REQUEST:
Output the first line of the listing and each line after it, up to and including the line that contains "XAxis, YAxis, ReferenceLine", exactly as written, minus the pictures.

GIVEN DATA:
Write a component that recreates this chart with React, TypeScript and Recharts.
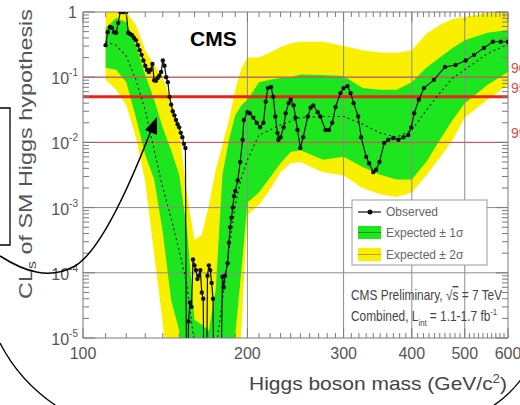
import { ComposedChart, Area, Line, XAxis, YAxis, ReferenceLine } from 'recharts';

// Higgs mass grid used for the expected bands (GeV)
const bandMass = [110, 115, 120, 125, 130, 135, 140, 145, 150, 155, 160, 165, 170, 175, 180, 185, 190, 195, 200, 210, 220, 230, 240, 250, 275, 300, 325, 350, 375, 400, 425, 450, 475, 500, 550, 600];
const yellowHigh = [1, 1, 1, 0.63, 0.26, 0.154, 0.097, 0.045, 0.0155, 0.0016, 0.00032, 0.00038, 0.0011, 0.0038, 0.0091, 0.022, 0.064, 0.138, 0.2, 0.2, 0.24, 0.29, 0.33, 0.35, 0.35, 0.3, 0.26, 0.24, 0.235, 0.26, 0.46, 0.63, 0.78, 0.84, 0.97, 1];
const greenHigh = [0.57, 0.81, 0.7, 0.31, 0.108, 0.045, 0.0166, 0.0076, 0.0032, 0.00046, 0.000019, 0.000016, 0.000013, 0.000055, 0.0032, 0.0109, 0.026, 0.037, 0.045, 0.084, 0.091, 0.097, 0.1, 0.11, 0.108, 0.104, 0.068, 0.064, 0.064, 0.084, 0.14, 0.2, 0.28, 0.37, 0.48, 0.53];
const expectedMedian = [0.35, 0.31, 0.21, 0.091, 0.031, 0.0076, 0.002, 0.00069, 0.00022, 0.000065, 0.0000078, 0.0000032, 0.0000023, 0.0000065, 0.000038, 0.00022, 0.0011, 0.0029, 0.0054, 0.013, 0.0155, 0.0185, 0.021, 0.024, 0.025, 0.025, 0.019, 0.014, 0.012, 0.0155, 0.031, 0.057, 0.097, 0.13, 0.23, 0.32];
const greenLow = [0.14, 0.13, 0.084, 0.024, 0.0064, 0.0027, 0.00041, 0.000038, 0.000013, 0.000001, 0.0000005, 0.0000003, 0.0000003, 0.0000003, 0.000001, 0.0000023, 0.000011, 0.00011, 0.0012, 0.0017, 0.0029, 0.0048, 0.0071, 0.0076, 0.0054, 0.006, 0.0042, 0.0032, 0.0027, 0.0027, 0.005, 0.0109, 0.022, 0.04, 0.076, 0.12];
const yellowLow = [0.091, 0.064, 0.0375, 0.012, 0.0025, 0.00019, 0.000017, 0.000001, 0.0000005, 0.0000003, 0.0000002, 0.0000001, 0.0000001, 0.0000001, 0.0000001, 0.0000005, 0.000001, 0.000013, 0.00077, 0.0011, 0.0019, 0.0035, 0.0048, 0.005, 0.0035, 0.0031, 0.002, 0.0016, 0.00145, 0.0017, 0.0031, 0.0058, 0.0109, 0.024, 0.045, 0.076];

// observed CLs
const obsMass = [110, 111, 112, 113, 114, 115, 116, 117, 118, 119, 120, 121, 122, 123, 124, 125, 126, 127, 128, 129, 130, 131, 132, 133, 134, 135, 136, 137, 138, 139, 140, 141, 142, 143, 144, 145, 146, 147, 148, 149, 150, 151, 152, 153, 154, 155, 156, 157, 158, 159, 160, 161, 162, 163, 164, 165, 166, 167, 168, 169, 170, 171, 172, 173, 174, 178, 180, 181, 182, 184, 185, 186, 187, 188, 189, 190, 192, 194, 196, 197, 200, 202, 205, 208, 211, 214, 216, 218, 221, 223, 225, 227, 228, 230, 233, 235, 238, 240, 243, 245, 247, 250, 253, 258, 261, 264, 269, 272, 278, 282, 286, 290, 296, 300, 305, 309, 313, 319, 323, 330, 334, 340, 344, 349, 356, 362, 370, 378, 386, 394, 399, 404, 412, 421, 439, 460, 481, 502, 520, 542, 563, 582, 600];
const obsValue = [0.31, 0.49, 0.59, 0.57, 0.49, 0.48, 0.68, 1, 1, 1, 1, 0.48, 0.46, 0.44, 0.4, 0.37, 0.31, 0.26, 0.22, 0.18, 0.15, 0.13, 0.12, 0.13, 0.16, 0.09, 0.088, 0.097, 0.105, 0.12, 0.18, 0.15, 0.1, 0.084, 0.05, 0.038, 0.03, 0.026, 0.022, 0.019, 0.017, 0.014, 0.012, 0.0095, 0.0082, 0.0000001, 0.000018, 0.000035, 0.00003, 0.00016, 0.00013, 0.00011, 0.00008, 0.00009, 0.00011, 0.00005, 0.00004, 0.0000001, 0.0000001, 0.00009, 0.00013, 0.00011, 0.00007, 0.00004, 0.0000001, 0.0000001, 0.000087, 0.00006, 0.00009, 0.00014, 0.00029, 0.0005, 0.0007, 0.001, 0.0015, 0.0018, 0.0026, 0.005, 0.011, 0.022, 0.029, 0.028, 0.024, 0.02, 0.017, 0.02, 0.042, 0.068, 0.071, 0.05, 0.025, 0.014, 0.011, 0.012, 0.017, 0.028, 0.04, 0.045, 0.037, 0.024, 0.0155, 0.0082, 0.012, 0.025, 0.034, 0.037, 0.029, 0.025, 0.0155, 0.0155, 0.02, 0.035, 0.057, 0.068, 0.073, 0.057, 0.04, 0.025, 0.012, 0.006, 0.0048, 0.0035, 0.0038, 0.005, 0.0098, 0.011, 0.0117, 0.011, 0.012, 0.013, 0.017, 0.028, 0.045, 0.068, 0.091, 0.143, 0.154, 0.18, 0.22, 0.28, 0.35, 0.35, 0.35];

const xMajor = [100, 200, 300, 400, 500, 600];
const xTicks = Array.from({ length: 51 }, (_, i) => 100 + i * 10);
const yDecades = [1e-5, 1e-4, 1e-3, 1e-2, 1e-1, 1];
const yTicks = yDecades.flatMap((d) => (d === 1 ? [1] : [1, 2, 3, 4, 5, 6, 7, 8, 9].map((k) => k * d)));
const gridX = [200, 300, 400, 500];
const gridY = [1e-4, 1e-3, 1e-2, 1e-1];
const clLines = [
  { v: 0.1, label: '90%', width: 1 },
  { v: 0.05, label: '95%', width: 3 },
  { v: 0.01, label: '99%', width: 1 },
];

const W = 520;
const H = 405;
const LEFT = 83;
const RIGHT = 508;
const TOP = 12;
const BOTTOM = 338;

const GREEN = '#1ee61e';
const YELLOW = '#f8f000';
const AXIS = '#7a7a7a';
const TXT = '#555';

const yellowData = bandMass.map((m, i) => ({ m, band: [yellowLow[i], yellowHigh[i]] }));
const greenData = bandMass.map((m, i) => ({ m, band: [greenLow[i], greenHigh[i]] }));
const medianData = bandMass.map((m, i) => ({ m, v: expectedMedian[i] }));
const obsData = obsMass.map((m, i) => ({ m, v: obsValue[i] }));

const isDecade = (v: number) => Math.abs(Math.log10(v) - Math.round(Math.log10(v))) < 1e-6;

const BottomTick = ({ x, payload }: any) => {
  const major = xMajor.includes(payload.value);
  return (
    <g>
      <line x1={x} x2={x} y1={BOTTOM} y2={BOTTOM - (major ? 10 : 5)} stroke={AXIS} />
      {major && (
        <text x={x} y={BOTTOM + 21} textAnchor="middle" fontSize={16} fill={TXT}>
          {payload.value}
        </text>
      )}
    </g>
  );
};

const TopTick = ({ x, payload }: any) => {
  const major = xMajor.includes(payload.value);
  return <line x1={x} x2={x} y1={TOP} y2={TOP + (major ? 10 : 5)} stroke={AXIS} />;
};

const LeftTick = ({ y, payload }: any) => {
  const v = payload.value;
  const major = isDecade(v);
  const exp = Math.round(Math.log10(v));
  return (
    <g>
      <line x1={LEFT} x2={LEFT + (major ? 12 : 6)} y1={y} y2={y} stroke={AXIS} />
      {major &&
        (exp === 0 ? (
          <text x={77} y={y + 6} textAnchor="end" fontSize={16} fill={TXT}>1</text>
        ) : (
          <text x={78} y={y + 7} textAnchor="end" fontSize={16} fill={TXT}>
            10<tspan fontSize={10} dy={-8}>{exp}</tspan>
          </text>
        ))}
    </g>
  );
};

const RightTick = ({ y, payload }: any) => {
  const major = isDecade(payload.value);
  return <line x1={RIGHT} x2={RIGHT - (major ? 12 : 6)} y1={y} y2={y} stroke={AXIS} />;
};

const ClLabel = (text: string) => (props: any) => {
  const vb = props.viewBox || {};
  return (
    <text x={(vb.x || 0) + (vb.width || 0) + 3} y={(vb.y || 0) - 4} fontSize={14} fill="#e04848">
      {text}
    </text>
  );
};

function Overlay() {
  return (
    <svg width={W} height={H} style={{ position: 'absolute', left: 0, top: 0, pointerEvents: 'none' }}>
      <text x={190} y={46} fontSize={21} fontWeight="bold" fill="#000">CMS</text>

      {/* legend */}
      <rect x={352} y={200} width={135} height={65} fill="#fff" stroke="#999" />
      <line x1={358} x2={381} y1={212} y2={212} stroke="#111" strokeWidth={1.2} />
      <circle cx={370} cy={212} r={2.5} fill="#111" />
      <text x={386} y={216} fontSize={12} fill="#666">Observed</text>
      <rect x={358} y={226} width={23} height={13} fill={GREEN} />
      <line x1={358} x2={381} y1={232.5} y2={232.5} stroke="#0a9a0a" />
      <text x={386} y={237} fontSize={12} fill="#666">Expected ± 1σ</text>
      <rect x={358} y={248} width={23} height={13} fill={YELLOW} />
      <line x1={358} x2={381} y1={254.5} y2={254.5} stroke="#c89a00" />
      <text x={386} y={259} fontSize={12} fill="#666">Expected ± 2σ</text>

      <g transform="translate(351,300) scale(0.85,1)">
        <text x={0} y={0} fontSize={14} fill="#444">
          CMS Preliminary, √<tspan textDecoration="overline">s</tspan> = 7 TeV
        </text>
      </g>
      <g transform="translate(351,321) scale(0.85,1)">
        <text x={0} y={0} fontSize={14} fill="#444">
          Combined, L<tspan fontSize={9} dy={5}>int</tspan>
          <tspan dy={-5}> = 1.1-1.7 fb</tspan>
          <tspan fontSize={9} dy={-6}>-1</tspan>
        </text>
      </g>

      {/* axis titles */}
      <text x={378} y={390} textAnchor="middle" fontSize={19} fill="#444" textLength={258} lengthAdjust="spacingAndGlyphs">
        Higgs boson mass (GeV/c<tspan fontSize={12} dy={-7}>2</tspan>
        <tspan dy={7}>)</tspan>
      </text>
      <text
        transform="translate(32,154) rotate(-90)"
        textAnchor="middle"
        fontSize={19}
        fill="#555"
        textLength={290}
        lengthAdjust="spacingAndGlyphs"
      >
        CL<tspan fontSize={13} dy={4}>s</tspan>
        <tspan dy={-4}> of SM Higgs hypothesis</tspan>
      </text>

      {/* hand-drawn annotations */}
      <path d="M -2 108 L 10 108 L 10 245 L -2 245" fill="none" stroke="#000" strokeWidth={1.3} />
      <path d="M 0 256 C 25 272, 50 280, 75 266 C 100 251, 130 185, 152 128" fill="none" stroke="#000" strokeWidth={1.5} />
      <polygon points="157,117 145,130 157,135" fill="#000" />
      <path d="M 0 343 Q 20 382 58 407" fill="none" stroke="#000" strokeWidth={1.3} />
      <path d="M 522 378 Q 510 395 490 408" fill="none" stroke="#000" strokeWidth={1.3} />
    </svg>
  );
}

export default function App() {
  return (
    <div
      style={{
        position: 'absolute',
        left: 0,
        top: 0,
        width: W,
        height: H,
        overflow: 'hidden',
        background: '#fff',
        fontFamily: '"Liberation Sans", Arial, sans-serif',
      }}
    >
      <ComposedChart width={W} height={H} margin={{ top: 0, right: 0, bottom: 0, left: 0 }}>
        <XAxis
          dataKey="m"
          type="number"
          scale="log"
          domain={[100, 600]}
          allowDataOverflow
          ticks={xTicks}
          interval={0}
          height={H - BOTTOM}
          tickLine={false}
          tick={<BottomTick />}
          axisLine={{ stroke: AXIS }}
        />
        <XAxis
          xAxisId="top"
          orientation="top"
          dataKey="m"
          type="number"
          scale="log"
          domain={[100, 600]}
          allowDataOverflow
          ticks={xTicks}
          interval={0}
          height={TOP}
          tickLine={false}
          tick={<TopTick />}
          axisLine={{ stroke: AXIS }}
        />
        <YAxis
          type="number"
          scale="log"
          domain={[1e-5, 1]}
          allowDataOverflow
          ticks={yTicks}
          interval={0}
          width={LEFT}
          tickLine={false}
          tick={<LeftTick />}
          axisLine={{ stroke: AXIS }}
        />
        <YAxis
          yAxisId="right"
          orientation="right"
          type="number"
          scale="log"
          domain={[1e-5, 1]}
          allowDataOverflow
          ticks={yTicks}
          interval={0}
          width={W - RIGHT}
          tickLine={false}
          tick={<RightTick />}
          axisLine={{ stroke: AXIS }}
        />

        <Area
          data={yellowData}
          dataKey="band"
          type="linear"
          stroke="none"
          fill={YELLOW}
          fillOpacity={1}
          dot={false}
          activeDot={false}
          isAnimationActive={false}
        />
        <Area
          data={greenData}
          dataKey="band"
          type="linear"
          stroke="none"
          fill={GREEN}
          fillOpacity={1}
          dot={false}
          activeDot={false}
          isAnimationActive={false}
        />

        {gridX.map((x) => (
          <ReferenceLine key={`gx${x}`} x={x} stroke="#8c8c8c" strokeWidth={1} />
        ))}
        {gridY.map((y) => (
          <ReferenceLine key={`gy${y}`} y={y} stroke="#8c8c8c" strokeWidth={1} />
        ))}
        {clLines.map((c) => (
          <ReferenceLine
            key={c.label}
            y={c.v}
            stroke={c.width > 1 ? '#e8241c' : '#d65050'}
            strokeWidth={c.width}
            label={ClLabel(c.label)}
          />
        ))}

        <Line
          data={medianData}
          dataKey="v"
          type="linear"
          stroke="#111"
          strokeWidth={1.1}
          strokeDasharray="2 3"
          dot={false}
          activeDot={false}
          isAnimationActive={false}
        />
        <Line
          data={obsData}
          dataKey="v"
          type="linear"
          stroke="#111"
          strokeWidth={1.2}
          dot={{ r: 2.2, fill: '#111', stroke: 'none' }}
          activeDot={false}
          isAnimationActive={false}
        />
      </ComposedChart>
      <Overlay />
    </div>
  );
}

REPLY:
Write a component that recreates this chart with React, TypeScript and Recharts.
import { ComposedChart, Area, Line, XAxis, YAxis, ReferenceLine } from 'recharts';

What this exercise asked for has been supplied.